## Task
Set down all of the data that follows word for word, without the images.

## Information provided
# # # #

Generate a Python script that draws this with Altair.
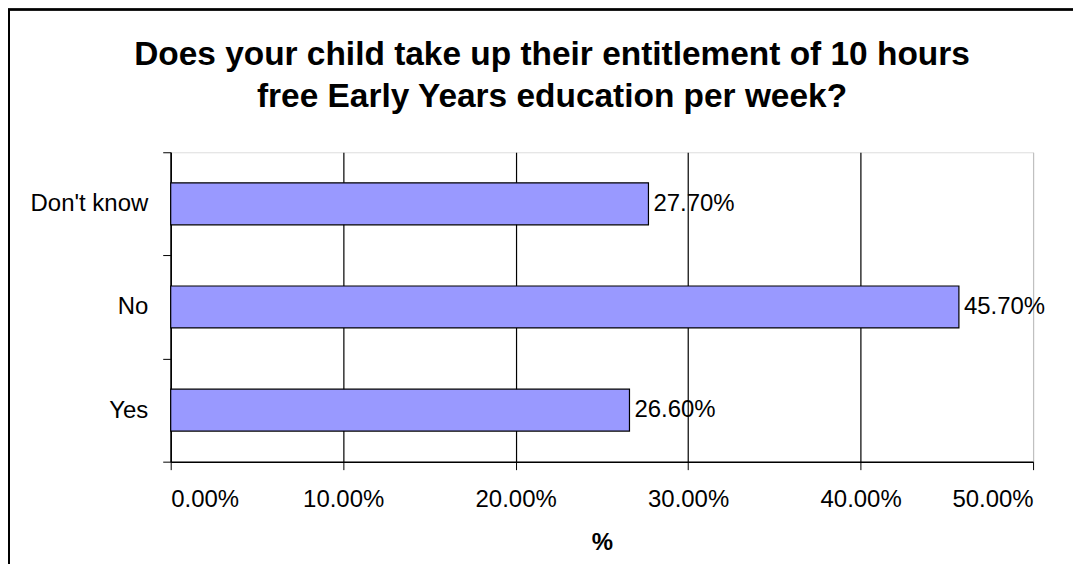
import altair as alt
import pandas as pd

categories = ["Don't know", "No", "Yes"]
values = [0.277, 0.457, 0.266]
x_ticks = [0.0, 0.1, 0.2, 0.3, 0.4, 0.5]
title_lines = ["Does your child take up their entitlement of 10 hours",
               "free Early Years education per week?"]
x_title = "%"

df = pd.DataFrame({"answer": categories, "share": values})

FONT = "Liberation Sans"
W, H = 864, 310

x_enc = alt.X(
    "share:Q",
    scale=alt.Scale(domain=[0, 0.5], nice=False, zero=True),
    axis=alt.Axis(
        values=x_ticks, format=".2%", title=x_title,
        labelFontSize=24, labelFont=FONT, labelColor="black", labelPadding=18,
        tickSize=8, tickColor="black", domainColor="black", domainWidth=1.5,
        grid=True,
        gridColor={"condition": {"test": "datum.value >= 0.5", "value": "#c0c0c0"}, "value": "black"},
        gridWidth=1.2, gridOpacity=1,
        titleFontSize=24, titleFont=FONT, titleFontWeight="bold", titleColor="black",
        titleBaseline="alphabetic", titleY=88,
    ),
)
y_enc = alt.Y(
    "answer:N", sort=categories,
    scale=alt.Scale(paddingInner=0, paddingOuter=0),
    axis=alt.Axis(
        title=None, labelFontSize=24, labelFont=FONT, labelColor="black",
        labelPadding=15, tickSize=8, tickColor="black", tickBand="extent",
        domainColor="black", domainWidth=1.5, grid=False, gridOpacity=0,
    ),
)

bars = alt.Chart(df).mark_bar(size=42, color="#9999FF", stroke="black", strokeWidth=1.2).encode(
    x=x_enc, y=y_enc
)
labels = alt.Chart(df).mark_text(
    align="left", baseline="middle", dx=5, fontSize=24, font=FONT, color="black"
).encode(
    x="share:Q", y=alt.Y("answer:N", sort=categories), text=alt.Text("share:Q", format=".2%")
)
border_left = alt.Chart(df).mark_rule(color="black", strokeWidth=2).encode(
    x=alt.value(-162), y=alt.value(-143), y2=alt.value(420)
)
border_top = alt.Chart(df).mark_rule(color="black", strokeWidth=2).encode(
    x=alt.value(-163), x2=alt.value(950), y=alt.value(-143)
)

chart = alt.layer(bars, labels, border_left, border_top).properties(
    width=W, height=H,
    title=alt.TitleParams(
        text=title_lines, fontSize=33.5, font=FONT, fontWeight="bold", color="black",
        anchor="middle", baseline="alphabetic", dx=-50, dy=172, lineHeight=42, offset=40,
    ),
    padding={"left": 163, "top": 144, "right": 40, "bottom": 102},
    autosize=alt.AutoSizeParams(type="none"),
).configure_view(stroke="transparent", strokeWidth=0, fill="white").configure(background="white")

chart.save("out.html", embed_options={"renderer": "svg", "actions": False})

# # # #

## Solution to the problem
Generate a Python script that draws this with Altair.
import altair as alt
import pandas as pd

categories = ["Don't know", "No", "Yes"]
values = [0.277, 0.457, 0.266]
x_ticks = [0.0, 0.1, 0.2, 0.3, 0.4, 0.5]
title_lines = ["Does your child take up their entitlement of 10 hours",
               "free Early Years education per week?"]
x_title = "%"

df = pd.DataFrame({"answer": categories, "share": values})

FONT = "Liberation Sans"
W, H = 864, 310

x_enc = alt.X(
    "share:Q",
    scale=alt.Scale(domain=[0, 0.5], nice=False, zero=True),
    axis=alt.Axis(
        values=x_ticks, format=".2%", title=x_title,
        labelFontSize=24, labelFont=FONT, labelColor="black", labelPadding=18,
        tickSize=8, tickColor="black", domainColor="black", domainWidth=1.5,
        grid=True,
        gridColor={"condition": {"test": "datum.value >= 0.5", "value": "#c0c0c0"}, "value": "black"},
        gridWidth=1.2, gridOpacity=1,
        titleFontSize=24, titleFont=FONT, titleFontWeight="bold", titleColor="black",
        titleBaseline="alphabetic", titleY=88,
    ),
)
y_enc = alt.Y(
    "answer:N", sort=categories,
    scale=alt.Scale(paddingInner=0, paddingOuter=0),
    axis=alt.Axis(
        title=None, labelFontSize=24, labelFont=FONT, labelColor="black",
        labelPadding=15, tickSize=8, tickColor="black", tickBand="extent",
        domainColor="black", domainWidth=1.5, grid=False, gridOpacity=0,
    ),
)

bars = alt.Chart(df).mark_bar(size=42, color="#9999FF", stroke="black", strokeWidth=1.2).encode(
    x=x_enc, y=y_enc
)
labels = alt.Chart(df).mark_text(
    align="left", baseline="middle", dx=5, fontSize=24, font=FONT, color="black"
).encode(
    x="share:Q", y=alt.Y("answer:N", sort=categories), text=alt.Text("share:Q", format=".2%")
)
border_left = alt.Chart(df).mark_rule(color="black", strokeWidth=2).encode(
    x=alt.value(-162), y=alt.value(-143), y2=alt.value(420)
)
border_top = alt.Chart(df).mark_rule(color="black", strokeWidth=2).encode(
    x=alt.value(-163), x2=alt.value(950), y=alt.value(-143)
)

chart = alt.layer(bars, labels, border_left, border_top).properties(
    width=W, height=H,
    title=alt.TitleParams(
        text=title_lines, fontSize=33.5, font=FONT, fontWeight="bold", color="black",
        anchor="middle", baseline="alphabetic", dx=-50, dy=172, lineHeight=42, offset=40,
    ),
    padding={"left": 163, "top": 144, "right": 40, "bottom": 102},
    autosize=alt.AutoSizeParams(type="none"),
).configure_view(stroke="transparent", strokeWidth=0, fill="white").configure(background="white")

chart.save("out.html", embed_options={"renderer": "svg", "actions": False})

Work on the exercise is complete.